Commercial aviation and aviation training have at least duplicated during my own flying time, probably even more. The number of instructors by choice has remained stable, as this job – apart from the satisfaction of doing it well – has nothing to offer. Poor income, zero securitiy, no social standing, crappy working hours, … This means that more and more students get trained by those career instructors who don’t care the least and for whom a good student is just a competitor when it comes to landing an airline job. But this has nothing, not the least bit of anything, to do with EASA. One can blame EASA for a lot of things but certainly not for that one.

They dont know the VFR minima

Because they learn for their theory exam by clicking through questionnaires on their tablet and only remember the correct answer for long enough to sit their exam. What has changed around here is that they sit out their required time in the classroom twittering around on their smartphones instead of following the course. This was indeed different before the smartphone was invented.

They have never actually flown in cloud or visibility that isn’t CAVOK

I find that one hard to believe. Even in my part of Europe where the weather is a lot better than in the UK an ATPL course would take 5 years if training took place only on CAVOK days.

They dont know/refuse to fly IMC outside of controlled airspace.

Me too. And I will always refuse and I will never teach anyone to do that.

They will only fly on a traffic service

This is SOP with some flying schools now and even expected by the examiner on the check ride.
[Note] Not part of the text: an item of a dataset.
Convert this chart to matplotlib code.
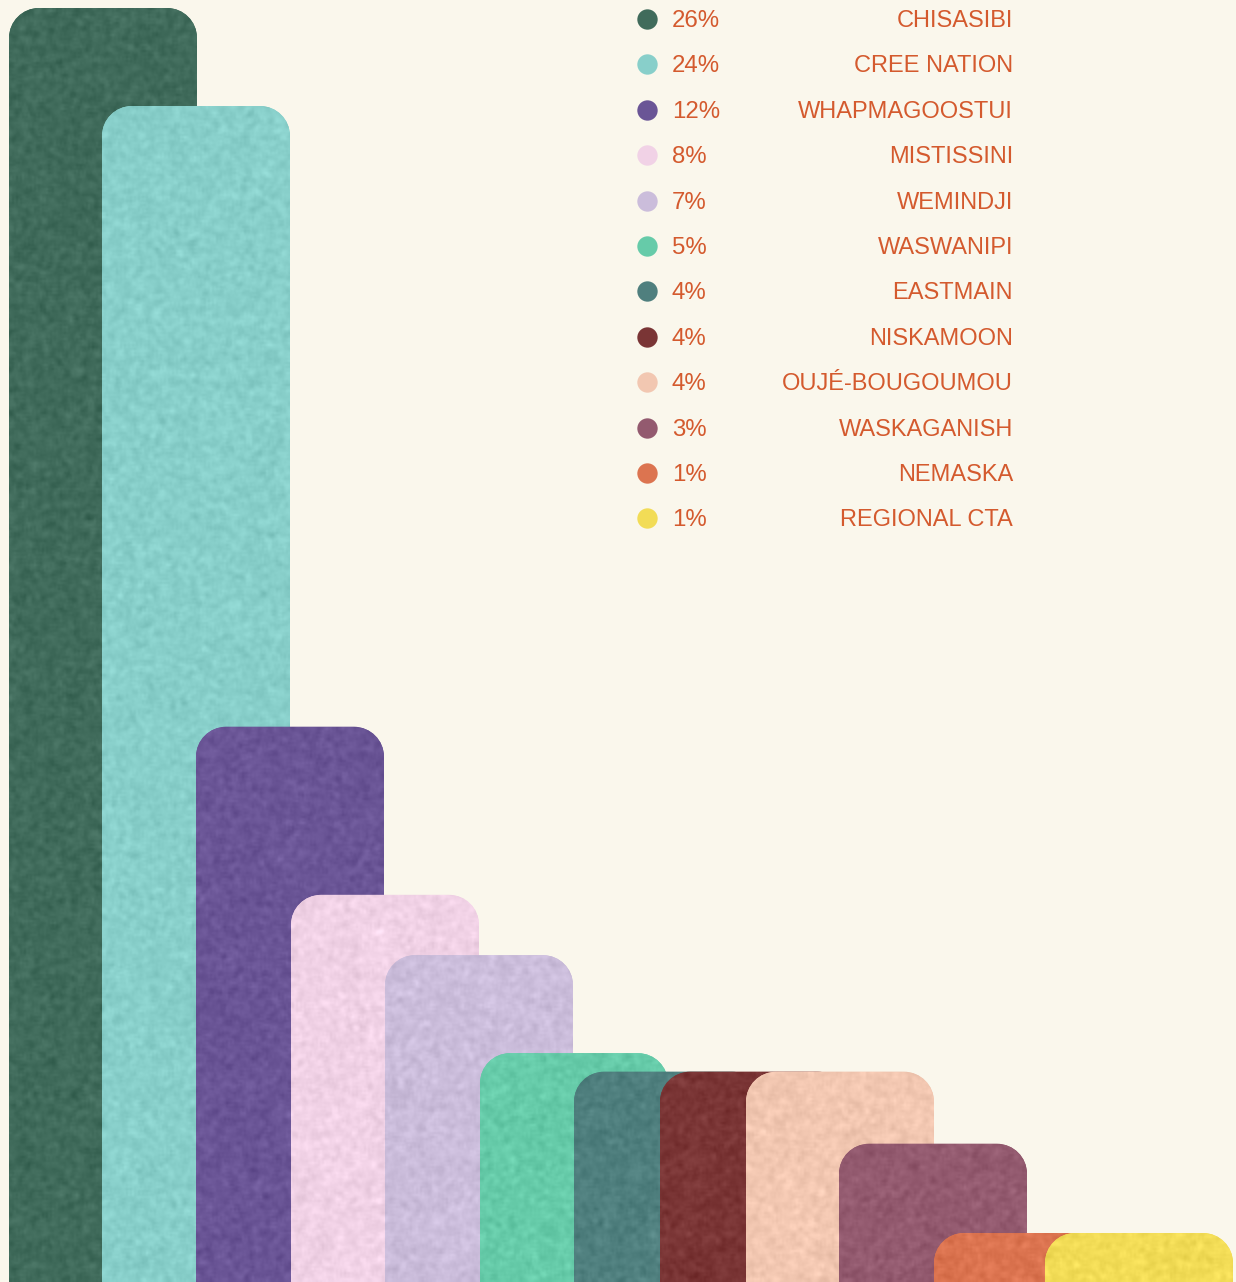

At least around here. I have no problem with it.

They have never flown at an uncontrolled airfield.

Me neither. And I’ve been on the job for almost 30 years.

They believe you should file a flight plan

Probably depends on the country. Only this week I have learnt from this very forum that under SERA a flight plan is required for every flight in controlled airspace… So your guys are ahead of me in that respect!

They have never used safteycom

What on Earth is that?

Unless they are told which runway is in use they can’t figure out which one to use.

Around here this would be beacuse flying from untowered airfields is verboten.

They land and take off with a tailwind.

Me too, as long as it is within permissible limts. Now where’s the problem with that?

They have never filled an aircraft with fuel

Me neither, at least as far as Jet A1 is concerned. And I’ve burn’t many tons of it…

They have no idea what type of oil to put in. Or even know how to put oil in.

At my school this is done by the contracted refuelers or by our maintenance. Students always made a big mess of it when topping up the oil (or filled in too much) so the owner does not want them do it. Which I can understand pretty well. Some things are better trained on the job – and this is what the supervision phase is for.

They have never flown into or out of a grass airfield – because they were trained to be airline pilots.

We also don’t do grass airfields. But not because of the instructors (some of which are airline pilots, others are not) but again because the owner does not want us to. His flying school, his aeroplanes, his rules. Again, nothing to do with EASA.

And the one that annoys me more than anything else is they use aileron rather than rudder during the take off roll to remain straight – WTF

But that must be an individual thing… even your “airline pilot” instructors certainly don’t teach them to do that!

Last Edited by what_next at 17 Mar 11:41
EDDS - Stuttgart

what_next wrote:

Me neither. And I’ve been on the job for almost 30 years.

Do you never land at somewhere like Lyon Bron out of hours?